**Exercise description**
Starting with the first line and ending with the line that holds "(0,0) rectangle (837,531);", repeat the material exactly.

**Provided material**
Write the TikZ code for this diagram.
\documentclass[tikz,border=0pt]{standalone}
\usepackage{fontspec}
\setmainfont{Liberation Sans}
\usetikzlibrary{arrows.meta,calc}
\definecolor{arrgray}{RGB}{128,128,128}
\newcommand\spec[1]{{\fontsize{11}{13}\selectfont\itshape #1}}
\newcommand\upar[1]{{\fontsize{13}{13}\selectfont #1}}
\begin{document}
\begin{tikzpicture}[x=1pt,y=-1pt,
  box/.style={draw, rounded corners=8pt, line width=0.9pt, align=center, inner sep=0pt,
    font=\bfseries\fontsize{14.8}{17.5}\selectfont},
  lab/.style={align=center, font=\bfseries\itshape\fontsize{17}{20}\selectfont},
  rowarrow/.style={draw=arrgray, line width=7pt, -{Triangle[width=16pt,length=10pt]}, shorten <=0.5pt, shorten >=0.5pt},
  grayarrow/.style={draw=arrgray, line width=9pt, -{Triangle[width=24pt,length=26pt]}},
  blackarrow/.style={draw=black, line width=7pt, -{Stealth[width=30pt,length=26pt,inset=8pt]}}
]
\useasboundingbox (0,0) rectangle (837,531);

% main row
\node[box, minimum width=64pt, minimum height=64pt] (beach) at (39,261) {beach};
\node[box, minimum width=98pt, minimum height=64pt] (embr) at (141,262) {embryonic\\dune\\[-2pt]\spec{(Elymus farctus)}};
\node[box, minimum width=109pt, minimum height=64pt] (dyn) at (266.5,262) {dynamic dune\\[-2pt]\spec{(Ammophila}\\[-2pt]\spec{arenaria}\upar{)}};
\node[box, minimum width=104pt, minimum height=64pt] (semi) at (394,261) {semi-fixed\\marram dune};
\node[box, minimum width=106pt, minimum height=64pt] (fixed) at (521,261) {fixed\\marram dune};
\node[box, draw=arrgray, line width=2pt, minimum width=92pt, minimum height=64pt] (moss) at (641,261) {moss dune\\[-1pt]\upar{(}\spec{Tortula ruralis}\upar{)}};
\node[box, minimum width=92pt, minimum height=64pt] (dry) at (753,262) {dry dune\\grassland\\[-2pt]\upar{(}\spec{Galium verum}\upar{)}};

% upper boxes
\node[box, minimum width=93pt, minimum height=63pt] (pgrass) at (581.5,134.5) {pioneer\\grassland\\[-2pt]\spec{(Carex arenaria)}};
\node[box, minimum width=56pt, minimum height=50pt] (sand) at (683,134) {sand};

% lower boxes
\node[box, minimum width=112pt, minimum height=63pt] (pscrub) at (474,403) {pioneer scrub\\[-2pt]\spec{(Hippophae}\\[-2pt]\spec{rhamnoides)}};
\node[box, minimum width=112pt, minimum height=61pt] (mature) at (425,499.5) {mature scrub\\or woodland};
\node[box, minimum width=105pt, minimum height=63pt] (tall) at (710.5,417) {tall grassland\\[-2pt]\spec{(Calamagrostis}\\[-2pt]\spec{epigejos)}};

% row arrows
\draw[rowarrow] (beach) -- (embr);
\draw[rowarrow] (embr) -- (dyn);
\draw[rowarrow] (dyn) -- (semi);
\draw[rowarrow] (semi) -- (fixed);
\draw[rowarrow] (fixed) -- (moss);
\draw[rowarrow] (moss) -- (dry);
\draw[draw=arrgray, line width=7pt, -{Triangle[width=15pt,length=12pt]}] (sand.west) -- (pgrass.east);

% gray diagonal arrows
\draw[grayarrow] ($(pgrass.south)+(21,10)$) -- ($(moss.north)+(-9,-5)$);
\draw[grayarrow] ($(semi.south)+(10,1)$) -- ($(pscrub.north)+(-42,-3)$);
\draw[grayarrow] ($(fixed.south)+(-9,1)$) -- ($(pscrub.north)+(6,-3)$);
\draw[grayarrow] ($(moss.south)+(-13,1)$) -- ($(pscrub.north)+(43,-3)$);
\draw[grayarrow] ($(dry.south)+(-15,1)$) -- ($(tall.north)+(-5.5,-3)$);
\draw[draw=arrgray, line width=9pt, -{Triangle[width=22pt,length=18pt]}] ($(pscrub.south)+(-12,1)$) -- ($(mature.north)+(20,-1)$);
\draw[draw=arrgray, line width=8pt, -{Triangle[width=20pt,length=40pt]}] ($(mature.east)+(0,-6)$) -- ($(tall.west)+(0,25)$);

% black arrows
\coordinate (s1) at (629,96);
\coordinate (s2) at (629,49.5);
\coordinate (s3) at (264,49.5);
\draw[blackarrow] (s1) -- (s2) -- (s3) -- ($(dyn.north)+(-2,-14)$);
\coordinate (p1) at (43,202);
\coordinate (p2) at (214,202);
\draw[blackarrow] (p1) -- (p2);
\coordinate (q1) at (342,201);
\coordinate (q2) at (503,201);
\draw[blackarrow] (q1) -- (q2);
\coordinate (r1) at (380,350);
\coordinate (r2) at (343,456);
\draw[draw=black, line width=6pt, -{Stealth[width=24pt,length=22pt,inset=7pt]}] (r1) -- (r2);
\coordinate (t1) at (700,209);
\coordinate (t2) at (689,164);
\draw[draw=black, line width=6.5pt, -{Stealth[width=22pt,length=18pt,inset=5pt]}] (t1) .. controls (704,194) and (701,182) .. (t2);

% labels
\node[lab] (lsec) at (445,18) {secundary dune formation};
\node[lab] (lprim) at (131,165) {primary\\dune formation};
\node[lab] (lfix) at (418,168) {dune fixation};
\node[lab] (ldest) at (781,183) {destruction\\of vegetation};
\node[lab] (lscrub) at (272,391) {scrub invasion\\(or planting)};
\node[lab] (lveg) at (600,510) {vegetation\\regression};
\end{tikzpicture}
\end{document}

**Exercise answer**
Write the TikZ code for this diagram.
\documentclass[tikz,border=0pt]{standalone}
\usepackage{fontspec}
\setmainfont{Liberation Sans}
\usetikzlibrary{arrows.meta,calc}
\definecolor{arrgray}{RGB}{128,128,128}
\newcommand\spec[1]{{\fontsize{11}{13}\selectfont\itshape #1}}
\newcommand\upar[1]{{\fontsize{13}{13}\selectfont #1}}
\begin{document}
\begin{tikzpicture}[x=1pt,y=-1pt,
  box/.style={draw, rounded corners=8pt, line width=0.9pt, align=center, inner sep=0pt,
    font=\bfseries\fontsize{14.8}{17.5}\selectfont},
  lab/.style={align=center, font=\bfseries\itshape\fontsize{17}{20}\selectfont},
  rowarrow/.style={draw=arrgray, line width=7pt, -{Triangle[width=16pt,length=10pt]}, shorten <=0.5pt, shorten >=0.5pt},
  grayarrow/.style={draw=arrgray, line width=9pt, -{Triangle[width=24pt,length=26pt]}},
  blackarrow/.style={draw=black, line width=7pt, -{Stealth[width=30pt,length=26pt,inset=8pt]}}
]
\useasboundingbox (0,0) rectangle (837,531);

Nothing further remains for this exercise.